STORED DATA:
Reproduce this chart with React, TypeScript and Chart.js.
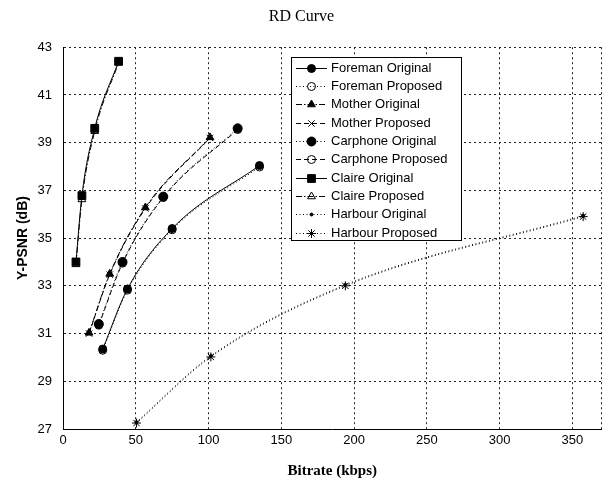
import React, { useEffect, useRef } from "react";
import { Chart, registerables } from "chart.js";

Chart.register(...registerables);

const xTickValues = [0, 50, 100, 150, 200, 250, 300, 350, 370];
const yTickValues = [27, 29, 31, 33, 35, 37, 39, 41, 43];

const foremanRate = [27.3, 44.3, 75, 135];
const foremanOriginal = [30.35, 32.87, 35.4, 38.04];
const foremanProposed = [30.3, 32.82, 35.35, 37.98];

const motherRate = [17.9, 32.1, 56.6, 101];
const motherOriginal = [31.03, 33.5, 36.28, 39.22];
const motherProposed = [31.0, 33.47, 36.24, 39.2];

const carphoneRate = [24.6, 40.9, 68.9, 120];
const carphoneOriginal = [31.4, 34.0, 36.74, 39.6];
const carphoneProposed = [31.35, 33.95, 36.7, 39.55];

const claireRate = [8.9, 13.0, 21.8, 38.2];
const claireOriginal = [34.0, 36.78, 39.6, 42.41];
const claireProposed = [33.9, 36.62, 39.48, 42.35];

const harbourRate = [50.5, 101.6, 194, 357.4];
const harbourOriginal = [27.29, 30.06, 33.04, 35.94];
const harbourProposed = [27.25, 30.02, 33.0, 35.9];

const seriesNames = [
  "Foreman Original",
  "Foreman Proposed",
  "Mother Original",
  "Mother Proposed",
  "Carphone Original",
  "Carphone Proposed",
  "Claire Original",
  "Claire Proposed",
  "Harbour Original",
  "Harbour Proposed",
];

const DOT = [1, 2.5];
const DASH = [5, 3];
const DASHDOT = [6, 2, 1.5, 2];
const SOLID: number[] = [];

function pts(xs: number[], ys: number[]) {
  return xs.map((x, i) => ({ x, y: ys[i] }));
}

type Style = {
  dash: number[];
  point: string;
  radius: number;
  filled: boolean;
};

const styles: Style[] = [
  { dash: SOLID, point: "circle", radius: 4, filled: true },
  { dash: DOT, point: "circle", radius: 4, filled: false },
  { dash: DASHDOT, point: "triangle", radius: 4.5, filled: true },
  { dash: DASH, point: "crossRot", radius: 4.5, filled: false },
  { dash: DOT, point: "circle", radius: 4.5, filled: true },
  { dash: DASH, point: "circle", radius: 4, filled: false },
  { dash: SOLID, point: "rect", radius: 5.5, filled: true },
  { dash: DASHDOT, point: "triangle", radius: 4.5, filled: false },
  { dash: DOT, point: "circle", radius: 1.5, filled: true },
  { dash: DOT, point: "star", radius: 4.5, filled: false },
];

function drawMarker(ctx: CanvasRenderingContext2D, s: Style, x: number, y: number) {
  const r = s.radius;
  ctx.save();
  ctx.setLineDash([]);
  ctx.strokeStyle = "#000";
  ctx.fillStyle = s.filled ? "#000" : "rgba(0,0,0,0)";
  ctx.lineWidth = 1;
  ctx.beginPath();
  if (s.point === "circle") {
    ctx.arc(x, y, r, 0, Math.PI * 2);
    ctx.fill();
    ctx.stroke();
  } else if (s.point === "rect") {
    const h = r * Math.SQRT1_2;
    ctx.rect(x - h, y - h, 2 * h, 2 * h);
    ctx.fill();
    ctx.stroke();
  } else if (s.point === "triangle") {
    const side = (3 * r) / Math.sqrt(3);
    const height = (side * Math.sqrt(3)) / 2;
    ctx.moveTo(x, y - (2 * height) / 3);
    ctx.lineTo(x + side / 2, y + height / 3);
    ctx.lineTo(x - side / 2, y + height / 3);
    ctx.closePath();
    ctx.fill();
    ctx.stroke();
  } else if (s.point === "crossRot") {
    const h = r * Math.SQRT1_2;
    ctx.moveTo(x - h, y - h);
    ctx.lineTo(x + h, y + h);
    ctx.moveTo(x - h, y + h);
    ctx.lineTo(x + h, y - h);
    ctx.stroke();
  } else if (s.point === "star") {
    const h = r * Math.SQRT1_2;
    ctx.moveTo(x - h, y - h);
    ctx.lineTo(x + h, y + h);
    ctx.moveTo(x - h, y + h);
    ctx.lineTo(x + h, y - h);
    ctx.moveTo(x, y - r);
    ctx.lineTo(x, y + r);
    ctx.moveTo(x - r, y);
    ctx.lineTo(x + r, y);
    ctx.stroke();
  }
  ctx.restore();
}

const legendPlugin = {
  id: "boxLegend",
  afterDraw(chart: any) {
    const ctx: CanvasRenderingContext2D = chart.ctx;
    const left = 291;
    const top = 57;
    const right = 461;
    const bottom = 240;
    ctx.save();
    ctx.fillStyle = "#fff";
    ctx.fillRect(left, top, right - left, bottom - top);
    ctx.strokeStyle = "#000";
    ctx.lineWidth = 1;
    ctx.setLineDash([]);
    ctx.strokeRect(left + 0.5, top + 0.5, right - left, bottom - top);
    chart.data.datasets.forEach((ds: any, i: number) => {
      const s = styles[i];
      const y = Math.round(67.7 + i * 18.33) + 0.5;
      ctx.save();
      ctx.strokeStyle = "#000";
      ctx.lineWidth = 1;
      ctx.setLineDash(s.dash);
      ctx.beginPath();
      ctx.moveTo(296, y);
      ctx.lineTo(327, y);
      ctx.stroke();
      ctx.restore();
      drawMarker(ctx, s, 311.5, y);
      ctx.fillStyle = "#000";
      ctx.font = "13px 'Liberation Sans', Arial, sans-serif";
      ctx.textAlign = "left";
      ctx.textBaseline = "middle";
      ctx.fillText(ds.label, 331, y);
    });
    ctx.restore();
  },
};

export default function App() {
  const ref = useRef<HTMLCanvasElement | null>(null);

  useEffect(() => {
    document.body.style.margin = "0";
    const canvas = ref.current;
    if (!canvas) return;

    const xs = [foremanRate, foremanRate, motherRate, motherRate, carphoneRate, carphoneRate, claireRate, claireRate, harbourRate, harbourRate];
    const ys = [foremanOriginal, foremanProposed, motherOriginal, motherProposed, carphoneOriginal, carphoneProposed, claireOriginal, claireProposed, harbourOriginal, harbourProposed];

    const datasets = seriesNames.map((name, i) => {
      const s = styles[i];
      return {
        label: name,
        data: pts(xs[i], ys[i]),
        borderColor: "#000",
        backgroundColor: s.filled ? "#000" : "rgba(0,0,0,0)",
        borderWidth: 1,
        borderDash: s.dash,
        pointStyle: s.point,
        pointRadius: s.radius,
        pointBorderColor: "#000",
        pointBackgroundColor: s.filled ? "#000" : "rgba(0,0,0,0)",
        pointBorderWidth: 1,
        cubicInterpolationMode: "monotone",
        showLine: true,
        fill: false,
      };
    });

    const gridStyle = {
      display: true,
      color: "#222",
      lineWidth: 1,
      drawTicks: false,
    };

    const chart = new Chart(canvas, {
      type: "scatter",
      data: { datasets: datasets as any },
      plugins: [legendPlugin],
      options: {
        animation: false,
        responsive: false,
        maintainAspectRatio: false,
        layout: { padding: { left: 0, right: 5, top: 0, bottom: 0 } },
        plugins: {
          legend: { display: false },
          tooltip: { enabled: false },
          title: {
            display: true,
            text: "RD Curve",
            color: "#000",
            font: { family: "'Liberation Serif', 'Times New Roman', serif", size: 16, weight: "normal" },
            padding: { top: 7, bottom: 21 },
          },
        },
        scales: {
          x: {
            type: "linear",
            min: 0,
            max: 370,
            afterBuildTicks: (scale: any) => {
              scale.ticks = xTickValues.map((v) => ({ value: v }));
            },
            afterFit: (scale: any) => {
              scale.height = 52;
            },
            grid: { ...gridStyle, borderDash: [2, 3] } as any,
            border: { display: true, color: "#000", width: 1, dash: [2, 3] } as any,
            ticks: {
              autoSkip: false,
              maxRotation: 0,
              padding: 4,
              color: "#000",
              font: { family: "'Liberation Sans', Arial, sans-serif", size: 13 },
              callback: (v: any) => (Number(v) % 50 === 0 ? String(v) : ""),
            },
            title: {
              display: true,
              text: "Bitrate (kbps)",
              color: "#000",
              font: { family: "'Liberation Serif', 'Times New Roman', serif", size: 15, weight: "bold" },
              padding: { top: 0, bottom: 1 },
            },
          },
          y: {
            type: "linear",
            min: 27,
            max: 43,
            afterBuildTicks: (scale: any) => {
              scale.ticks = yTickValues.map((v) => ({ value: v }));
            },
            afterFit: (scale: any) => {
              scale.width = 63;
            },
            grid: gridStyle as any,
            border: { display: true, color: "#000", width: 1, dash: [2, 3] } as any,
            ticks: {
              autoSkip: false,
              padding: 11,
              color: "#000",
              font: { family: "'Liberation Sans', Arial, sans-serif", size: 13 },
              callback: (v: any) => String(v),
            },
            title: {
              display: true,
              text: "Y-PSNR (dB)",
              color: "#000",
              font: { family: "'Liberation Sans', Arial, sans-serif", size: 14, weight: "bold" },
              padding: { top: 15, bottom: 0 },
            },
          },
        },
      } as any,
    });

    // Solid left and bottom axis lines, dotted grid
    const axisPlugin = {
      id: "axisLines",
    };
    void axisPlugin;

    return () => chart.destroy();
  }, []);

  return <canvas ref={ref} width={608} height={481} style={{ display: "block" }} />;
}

SHORT PROBLEM: Leave out the pictures, then repeat the listing above exactly from its first line to the line with "Chart.register(...registerables);", inclusive.

EXERCISE RESULT:
Reproduce this chart with React, TypeScript and Chart.js.
import React, { useEffect, useRef } from "react";
import { Chart, registerables } from "chart.js";

Chart.register(...registerables);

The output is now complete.